Brief Course Description

This is a year-long seminar on the general topic of sparse approximation, focusing on two central models of sparse approximation: combinatorial group testing, and compressive sensing. The topics are chosen partly to fit the (research) interests of the instructors.

  1. (Fall 2011) Combinatorial group testing and applications. The basic setting of the group testing problem is to identify a subset of "positive" items from a huge item population using as few "tests" as possible. The meaning of "positive", "tests" and "items" are dependent on the application. For example, dated back to World War II when the area of group testing started, "items" are blood samples, "positive" means syphilis-positive, and a "test" contains a pool of blood samples which result in a positive outcome if there is at least one sample in the pool positive for syphylis. This basic problem paradigm has found numerous applications in biology, cryptography, networking, signal processing, coding theory, statistical learning theory, data streaming, etc. In this semester we introduce group testing from a computational view point, where not only the constructions of group testing strategies are of interest, but also the computational efficiency of both the construction and the decoding procedures are studied. We will also briefly introduce the probabilistic method, algorithmic coding theory, and several direct applications of group testing. We will also cover variations of group testing and their applications. The techniques we cover here will also be useful in compressive sensing which is covered in the next seminar.
  2. (Spring 2012) Compressive sensing is based on the idea that many signals can be represented with only a few non-zero coefficients (under a suitably chosen basis). These signals can be "measured" using relatively few linear measurements and can be reconstructed from the measurement vectors efficiently.
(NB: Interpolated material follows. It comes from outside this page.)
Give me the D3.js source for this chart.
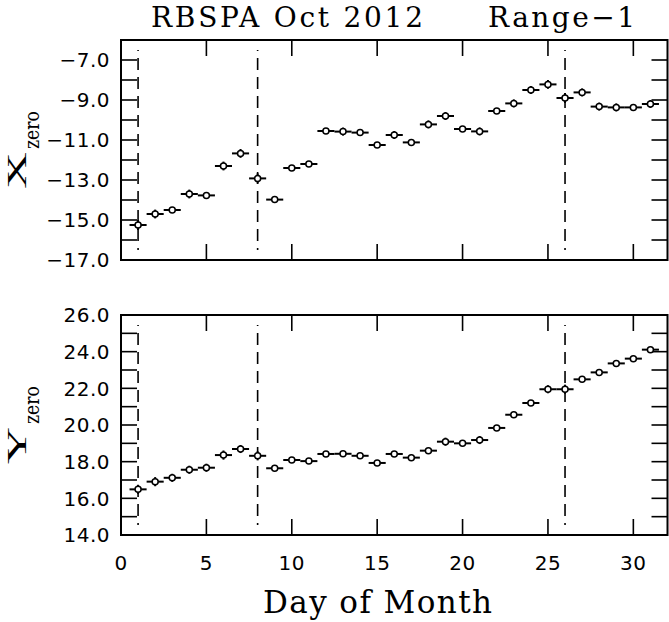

This paradigm has found numerous applications in signal processing, data streaming, image processing, and so forth. In this part of the seminar we shall cover the basics of compressive sensing, from efficient measurement matrix constructions to efficient signal reconstruction. Lowerbounds with interesting connections to communications complexity are also covered.


  • Hung Q. Ngo ( hungngo [at] buffalo )
    • Office hours: 9-10am, Mondays and Wednesdays, 238 Bell.
  • Atri Rudra ( atri [at] buffalo )
    • Office hours: by appointment


Basic knowledge of probability theory. (We assume that you have studied some introductory probability course/book before.)

Work Load

Students are expected to participate in class, and make at least one presentation. Instructors will assign the topic and material to be presented. No A/F grade will be given, only S/U grades.

Some reference materials (you're not required to purchase any book):

  • Hung Q. Ngo, Ely Porat, and Atri Rudra, ``Efficiently Decodable Error-Correcting List Disjunct Matrices and Applications,'' in Proceedings of The 38th International Colloquium on Automata, Languages and Programming (ICALP 2011), July 04 -- 08, 2011, Zurich, Switzerland.
  • Piotr Indyk, Hung Q. Ngo, and Atri Rudra, ``Efficiently Decodable Non-adaptive Group Testing,'' in Proceedings of the 20th Annual ACM-SIAM Symposium on Discrete Algorithms (SODA 2010), Austin, Texas, Jan 17-19, 2010.
  • Ding-Zhu Du and Frank Hwang, Combinatorial Group Testing and Its Applications (Applied Mathematics)
  • Hung Q. Ngo, and Ding-Zhu Du, A Survey on Combinatorial Group Testing Algorithms with Applications to DNA Library Screening, in Discrete mathematical problems with medical applications (New Brunswick, NJ), 171--182, DIMACS Ser. Discrete Math. Theoret. Comput. Sci., 55, Amer. Math. Soc., Providence, RI, 2000. [ pdf ]. This survey is very old, and becoming irrelevant. A new survey will come out soon, hopefully!